**Problem description**
Restate each line word for word. Leave out every picture.

::: Information supplied :::

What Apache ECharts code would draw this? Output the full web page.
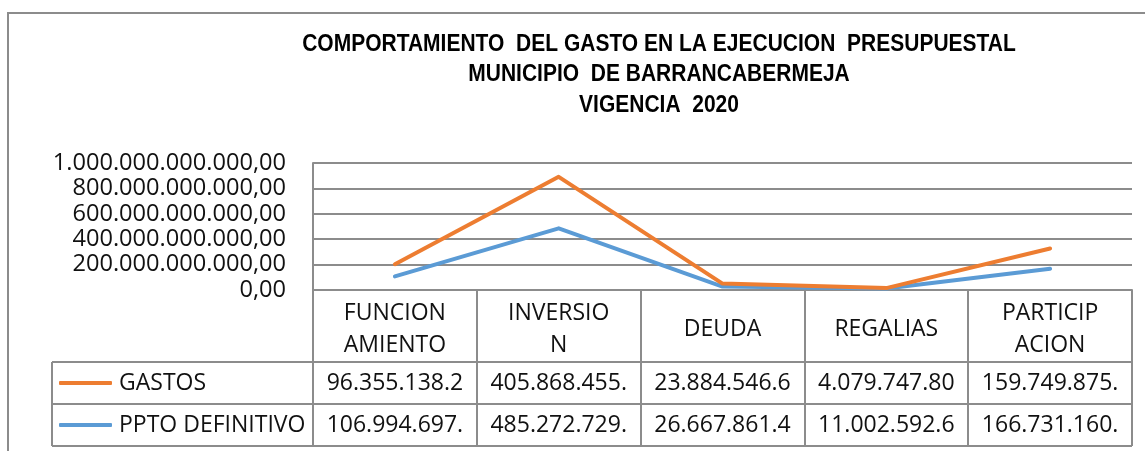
<!DOCTYPE html>
<html>
<head>
<meta charset="utf-8">
<script src="https://cdn.jsdelivr.net/npm/echarts@6/dist/echarts.min.js"></script>
<style>
  html, body { margin: 0; padding: 0; background: #fff; }
  #chart { width: 1145px; height: 451px; }
</style>
</head>
<body>
<div id="chart"></div>
<script>
// datos del grafico (pesos)
const categories = ['FUNCIONAMIENTO', 'INVERSION', 'DEUDA', 'REGALIAS', 'PARTICIPACION'];
const headerLabels = ['FUNCION\nAMIENTO', 'INVERSIO\nN', 'DEUDA', 'REGALIAS', 'PARTICIP\nACION'];
const gastos = [96355138200, 405868455000, 23884546600, 4079747800, 159749875000];
const pptoDefinitivo = [106994697000, 485272729000, 26667861400, 11002592600, 166731160000];
const titleLines = [
  'COMPORTAMIENTO  DEL GASTO EN LA EJECUCION  PRESUPUESTAL',
  'MUNICIPIO  DE BARRANCABERMEJA',
  'VIGENCIA  2020',
];
const yMin = 0;
const yMax = 1000000000000;
const yStep = 200000000000;

const ORANGE = '#ED7D31';
const BLUE = '#5B9BD5';
const GRID_GRAY = '#8c8c8c';
const FONT = 'Open Sans';

// 1.000.000,00
function fmt(v) {
  return String(Math.round(v)).replace(/\B(?=(\d{3})+(?!\d))/g, '.') + ',00';
}
// la celda de la tabla corta el texto
function cell(v) {
  return fmt(v).slice(0, 12);
}

const chart = echarts.init(document.getElementById('chart'));

const labelStyle = { color: '#111', fontFamily: FONT, fontSize: 23.6 };

chart.setOption({
  animation: false,
  backgroundColor: '#fff',
  grid: { left: 313, right: 13, top: 163, bottom: 161, containLabel: false },
  legend: {
    data: ['GASTOS', 'PPTO DEFINITIVO'],
    orient: 'vertical',
    left: 59,
    top: 368,
    padding: 0,
    itemGap: 12,
    itemWidth: 53,
    itemHeight: 4,
    icon: 'roundRect',
    textStyle: { ...labelStyle, fontSize: 23, lineHeight: 30, padding: [0, 0, 0, 2] },
  },
  xAxis: [
    {
      type: 'category',
      data: categories,
      boundaryGap: true,
      axisLine: { show: true, lineStyle: { color: GRID_GRAY, width: 2 } },
      axisTick: { show: true, interval: 0, length: 156, lineStyle: { color: GRID_GRAY, width: 2 } },
      axisLabel: {
        interval: 0,
        margin: 39,
        verticalAlign: 'middle',
        lineHeight: 32,
        ...labelStyle,
        fontSize: 23,
        formatter: (v, i) => headerLabels[i],
      },
    },
    {
      type: 'category',
      data: gastos.map(cell),
      position: 'bottom',
      offset: 72,
      axisLine: { show: false },
      axisTick: { show: false },
      axisLabel: { interval: 0, margin: 21, verticalAlign: 'middle', ...labelStyle, fontSize: 23 },
    },
    {
      type: 'category',
      data: pptoDefinitivo.map(cell),
      position: 'bottom',
      offset: 114,
      axisLine: { show: false },
      axisTick: { show: false },
      axisLabel: { interval: 0, margin: 21, verticalAlign: 'middle', ...labelStyle, fontSize: 23 },
    },
  ],
  yAxis: {
    type: 'value',
    min: yMin,
    max: yMax,
    interval: yStep,
    axisLine: { show: true, lineStyle: { color: GRID_GRAY, width: 2 } },
    axisTick: { show: false },
    axisLabel: { ...labelStyle, margin: 27, formatter: (v) => fmt(v) },
    splitLine: { lineStyle: { color: GRID_GRAY, width: 2 } },
  },
  series: [
    {
      name: 'PPTO DEFINITIVO',
      type: 'line',
      stack: 'total',
      data: pptoDefinitivo,
      showSymbol: false,
      color: BLUE,
      lineStyle: { color: BLUE, width: 4, cap: 'round', join: 'round' },
    },
    {
      name: 'GASTOS',
      type: 'line',
      stack: 'total',
      data: gastos,
      showSymbol: false,
      color: ORANGE,
      lineStyle: { color: ORANGE, width: 4, cap: 'round', join: 'round' },
    },
  ],
  graphic: [
    // marco del grafico
    {
      type: 'polyline',
      shape: { points: [[8, 451], [8, 13], [1145, 13]] },
      style: { stroke: GRID_GRAY, lineWidth: 2, fill: null },
      silent: true,
    },
    // titulo (letra alta y estrecha como en Excel)
    {
      type: 'text',
      x: 659,
      y: 29,
      scaleY: 1.1,
      style: {
        text: titleLines.join('\n'),
        align: 'center',
        verticalAlign: 'top',
        lineHeight: 27.7,
        font: 'bold 21px "Liberation Sans"',
        fill: '#000',
      },
      silent: true,
    },
    // tabla de datos
    { type: 'line', shape: { x1: 52, y1: 362, x2: 1132, y2: 362 }, style: { stroke: GRID_GRAY, lineWidth: 2 }, silent: true },
    { type: 'line', shape: { x1: 52, y1: 404, x2: 1132, y2: 404 }, style: { stroke: GRID_GRAY, lineWidth: 2 }, silent: true },
    { type: 'line', shape: { x1: 52, y1: 446, x2: 1132, y2: 446 }, style: { stroke: GRID_GRAY, lineWidth: 2 }, silent: true },
    { type: 'line', shape: { x1: 52, y1: 362, x2: 52, y2: 446 }, style: { stroke: GRID_GRAY, lineWidth: 2 }, silent: true },
  ],
});
</script>
</body>
</html>
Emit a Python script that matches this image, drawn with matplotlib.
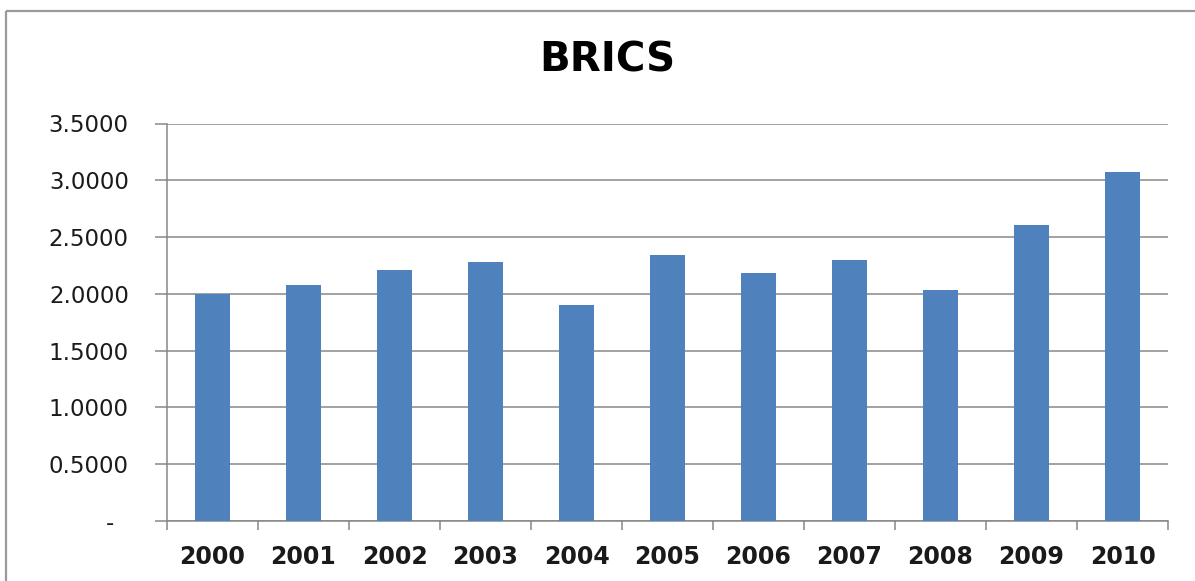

:::

**Expected answer**
What Apache ECharts code would draw this? Output the full web page.
<!DOCTYPE html>
<html>
<head>
<meta charset="utf-8">
<script src="https://cdn.jsdelivr.net/npm/echarts@6/dist/echarts.min.js"></script>
<style>
  html, body { margin: 0; padding: 0; background: #fff; }
  #chart { width: 1145px; height: 451px; }
</style>
</head>
<body>
<div id="chart"></div>
<script>
// datos del grafico (pesos)
const categories = ['FUNCIONAMIENTO', 'INVERSION', 'DEUDA', 'REGALIAS', 'PARTICIPACION'];
const headerLabels = ['FUNCION\nAMIENTO', 'INVERSIO\nN', 'DEUDA', 'REGALIAS', 'PARTICIP\nACION'];
const gastos = [96355138200, 405868455000, 23884546600, 4079747800, 159749875000];
const pptoDefinitivo = [106994697000, 485272729000, 26667861400, 11002592600, 166731160000];
const titleLines = [
  'COMPORTAMIENTO  DEL GASTO EN LA EJECUCION  PRESUPUESTAL',
  'MUNICIPIO  DE BARRANCABERMEJA',
  'VIGENCIA  2020',
];
const yMin = 0;
const yMax = 1000000000000;
const yStep = 200000000000;

const ORANGE = '#ED7D31';
const BLUE = '#5B9BD5';
const GRID_GRAY = '#8c8c8c';
const FONT = 'Open Sans';

// 1.000.000,00
function fmt(v) {
  return String(Math.round(v)).replace(/\B(?=(\d{3})+(?!\d))/g, '.') + ',00';
}
// la celda de la tabla corta el texto
function cell(v) {
  return fmt(v).slice(0, 12);
}

const chart = echarts.init(document.getElementById('chart'));

const labelStyle = { color: '#111', fontFamily: FONT, fontSize: 23.6 };

chart.setOption({
  animation: false,
  backgroundColor: '#fff',
  grid: { left: 313, right: 13, top: 163, bottom: 161, containLabel: false },
  legend: {
    data: ['GASTOS', 'PPTO DEFINITIVO'],
    orient: 'vertical',
    left: 59,
    top: 368,
    padding: 0,
    itemGap: 12,
    itemWidth: 53,
    itemHeight: 4,
    icon: 'roundRect',
    textStyle: { ...labelStyle, fontSize: 23, lineHeight: 30, padding: [0, 0, 0, 2] },
  },
  xAxis: [
    {
      type: 'category',
      data: categories,
      boundaryGap: true,
      axisLine: { show: true, lineStyle: { color: GRID_GRAY, width: 2 } },
      axisTick: { show: true, interval: 0, length: 156, lineStyle: { color: GRID_GRAY, width: 2 } },
      axisLabel: {
        interval: 0,
        margin: 39,
        verticalAlign: 'middle',
        lineHeight: 32,
        ...labelStyle,
        fontSize: 23,
        formatter: (v, i) => headerLabels[i],
      },
    },
    {
      type: 'category',
      data: gastos.map(cell),
      position: 'bottom',
      offset: 72,
      axisLine: { show: false },
      axisTick: { show: false },
      axisLabel: { interval: 0, margin: 21, verticalAlign: 'middle', ...labelStyle, fontSize: 23 },
    },
    {
      type: 'category',
      data: pptoDefinitivo.map(cell),
      position: 'bottom',
      offset: 114,
      axisLine: { show: false },
      axisTick: { show: false },
      axisLabel: { interval: 0, margin: 21, verticalAlign: 'middle', ...labelStyle, fontSize: 23 },
    },
  ],
  yAxis: {
    type: 'value',
    min: yMin,
    max: yMax,
    interval: yStep,
    axisLine: { show: true, lineStyle: { color: GRID_GRAY, width: 2 } },
    axisTick: { show: false },
    axisLabel: { ...labelStyle, margin: 27, formatter: (v) => fmt(v) },
    splitLine: { lineStyle: { color: GRID_GRAY, width: 2 } },
  },
  series: [
    {
      name: 'PPTO DEFINITIVO',
      type: 'line',
      stack: 'total',
      data: pptoDefinitivo,
      showSymbol: false,
      color: BLUE,
      lineStyle: { color: BLUE, width: 4, cap: 'round', join: 'round' },
    },
    {
      name: 'GASTOS',
      type: 'line',
      stack: 'total',
      data: gastos,
      showSymbol: false,
      color: ORANGE,
      lineStyle: { color: ORANGE, width: 4, cap: 'round', join: 'round' },
    },
  ],
  graphic: [
    // marco del grafico
    {
      type: 'polyline',
      shape: { points: [[8, 451], [8, 13], [1145, 13]] },
      style: { stroke: GRID_GRAY, lineWidth: 2, fill: null },
      silent: true,
    },
    // titulo (letra alta y estrecha como en Excel)
    {
      type: 'text',
      x: 659,
      y: 29,
      scaleY: 1.1,
      style: {
        text: titleLines.join('\n'),
        align: 'center',
        verticalAlign: 'top',
        lineHeight: 27.7,
        font: 'bold 21px "Liberation Sans"',
        fill: '#000',
      },
      silent: true,
    },
    // tabla de datos
    { type: 'line', shape: { x1: 52, y1: 362, x2: 1132, y2: 362 }, style: { stroke: GRID_GRAY, lineWidth: 2 }, silent: true },
    { type: 'line', shape: { x1: 52, y1: 404, x2: 1132, y2: 404 }, style: { stroke: GRID_GRAY, lineWidth: 2 }, silent: true },
    { type: 'line', shape: { x1: 52, y1: 446, x2: 1132, y2: 446 }, style: { stroke: GRID_GRAY, lineWidth: 2 }, silent: true },
    { type: 'line', shape: { x1: 52, y1: 362, x2: 52, y2: 446 }, style: { stroke: GRID_GRAY, lineWidth: 2 }, silent: true },
  ],
});
</script>
</body>
</html>
Emit a Python script that matches this image, drawn with matplotlib.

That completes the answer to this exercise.